The characters are basically a composite of 2D sprites, but slightly rotated to compensate for the camera angle, so it's somewhere in between an oriented sprite and a billboard. There was never a discussion about using "real" 3D characters for this game. My personal opinion is that 2D character are highly underrated for this type of game. 2D characters obviously yield better performance, but I'd also argue they also look better in many cases, especially on low resolution devices. Polygon aliasing completely disappear, because all edges are drawn into the alpha channel of the texture and rendered with mipmapping, so the characters always look crisp and sharp.

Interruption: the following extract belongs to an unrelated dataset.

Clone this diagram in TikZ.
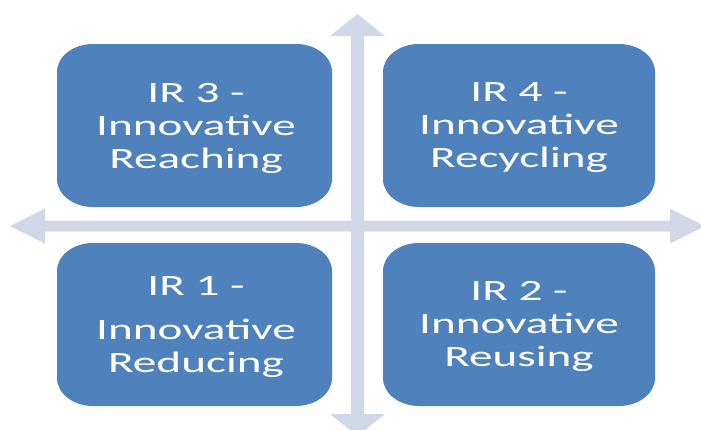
\documentclass[tikz,border=0pt]{standalone}
\usepackage{fontspec}
\setmainfont{Carlito}[FakeStretch=1.6]
\definecolor{boxblue}{HTML}{4F81BD}
\definecolor{axisgrey}{HTML}{D0D8E8}
\newcommand\quadbox[4]{%
  \fill[boxblue] (#1+36,#2) -- (#3-36,#2)
    arc[start angle=-90,end angle=0,x radius=36,y radius=28] -- (#3,#4-28)
    arc[start angle=0,end angle=90,x radius=36,y radius=28] -- (#1+36,#4)
    arc[start angle=90,end angle=180,x radius=36,y radius=28] -- (#1,#2+28)
    arc[start angle=180,end angle=270,x radius=36,y radius=28] -- cycle;}
\tikzset{
  axis/.style={fill=axisgrey},
  lbl/.style={text=white,align=center,inner sep=0pt,
    font=\fontsize{29.5}{33}\selectfont}
}
\begin{document}
\begin{tikzpicture}[x=1pt,y=-1pt]
\useasboundingbox (0,0) rectangle (701,429);
\clip (0,0) rectangle (701,429);
% vertical double arrow
\fill[axis] (357.5,14) -- (385,36) -- (364,36) -- (364,414) -- (385,414)
  -- (357.5,436) -- (330,414) -- (351,414) -- (351,36) -- (330,36) -- cycle;
% horizontal double arrow
\fill[axis] (10,226) -- (45,208.5) -- (45,220.5) -- (670,220.5) -- (670,208.5)
  -- (705,226) -- (670,243.5) -- (670,231.5) -- (45,231.5) -- (45,243.5) -- cycle;
% boxes
\quadbox{57}{44}{332}{207}
\quadbox{383}{44}{655}{207}
\quadbox{57}{243}{332}{406}
\quadbox{383}{243}{655}{406}
% labels
\node[lbl] (ir3) at (196,128) {IR 3 -\\Innovative\\Reaching};
\node[lbl] (ir4) at (519,128) {IR 4 -\\Innovative\\Recycling};
\node[lbl] (ir1) at (196,327) {IR 1 -\\[11pt]Innovative\\Reducing};
\node[lbl] (ir2) at (519,326) {IR 2 -\\Innovative\\Reusing};
\end{tikzpicture}
\end{document}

Characters is not the only area where we combine 2D graphics with 3D objects. Grass and foliage are two examples. The grass is added procedurally, while the decals for trees and bushes are placed manually along the rim of the object to hide sharp polygon edges and add extra detal. The grass is rendered with a special vertex shader to sway in the wind.


After completing a level, you get a replay in vignette and sepia color and with occasional bluring plus added dust and scratches to give the impression of an old movie. The vintage effect is just a shader effect in a post pass, but the replay itself features alternative camera angles and slow-motion effects which took some time to get right. The camera angles are determined by what's going on in the game. For example, it often switches to slow-motion close up right before fracturing an object. The replay data is basically just recorded input for the player, plus position correction data in case of divergence, similar to a networked multiplayer game, but I also record "special events" that are used to trigger camera angles. The replay data is analyzed and all the camera angles are decided before the replay starts. Choosing camera angles on the fly wouldn't work since you want to switch camera before the action happens. Getting everything in the game to support slow-motion playback without diverging too much was a real challenge, and you can still see artefacts here and there. The replay system is also driving the apple thief playback (in very subtle slow-motion) during regular gameplay.